SPIRITUAL

Feb 16, 2020

     “There are persons, for instance, whom we find indulging to their heart’s content in prospects of immortality; and there are others who experience the greatest difficulty in making such a notion seem real to themselves at all. These latter persons are tied to their senses, restricted to their natural experience; and many of them, moreover, feel a sort of intellectual loyalty to what they call ‘hard facts,’ which is positively shocked by the easy excursions into the unseen that other people make at the bare call of sentiment. Minds of either class may, however, be intensely religious. They may equally desire atonement and reconciliation, and crave acquiescence and communion with the total soul of things.”—William James, Varieties of Religious Experience

 

     When I first read these lines in my thirties, I found myself ardently wishing that someone had conveyed this idea to me when I was a child—because I always I felt, growing up a nonbeliever in a church-going community, deficient and set apart, as though there were something essential missing in me. I tried to pray; I searched for faith.

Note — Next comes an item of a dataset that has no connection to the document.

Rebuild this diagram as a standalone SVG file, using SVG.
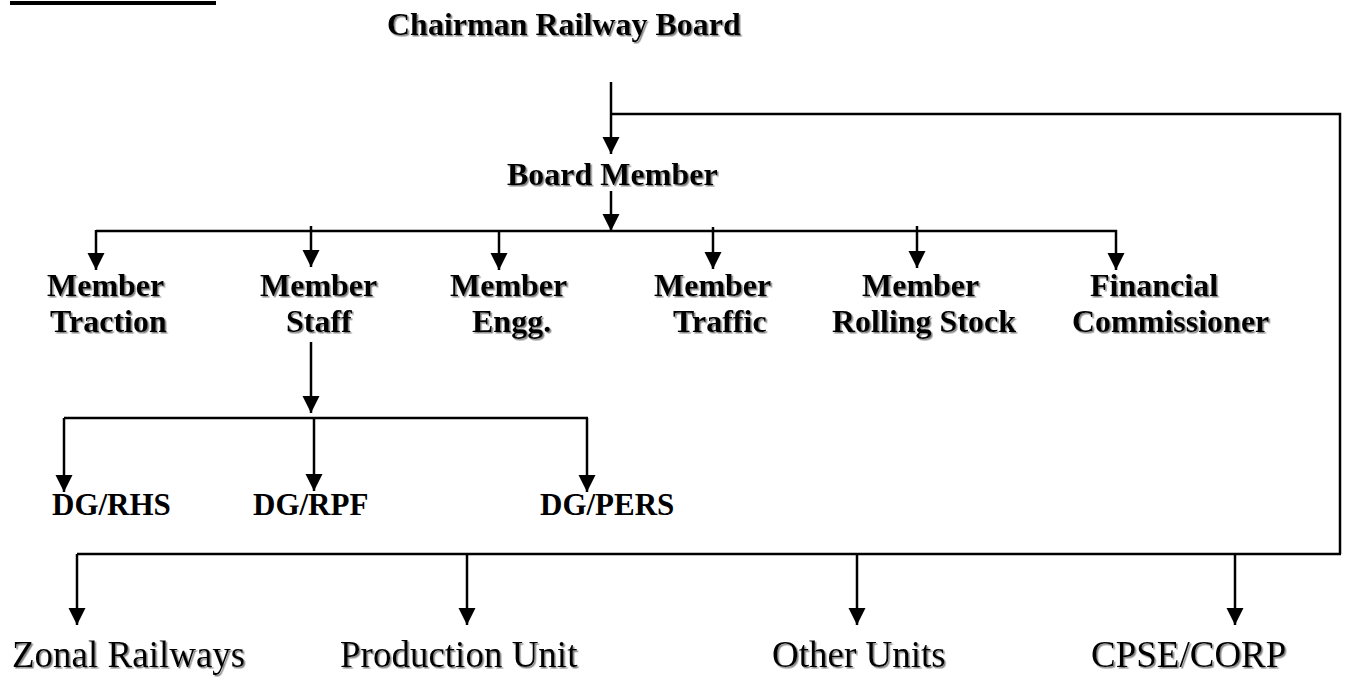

But the Christian ideas that I got second-hand from my friends—of angels playing harps on clouds for all eternity, for instance—did nothing to sustain or comfort me. In seventh grade I started going to the Unitarian Church in Minneapolis with my friend Mary. I’m not sure why my father allowed this, except I know he was impressed with the minister Dr. Storm’s intellectuality and he approved of his politics. And perhaps he was confident that with the power of logic, he’d already inoculated me against faith. Still, as belatedly as I read James’ words, it was profoundly important to me to recognize that being tied to my senses and loyal to hard facts did not mean I wasn’t a spiritual being.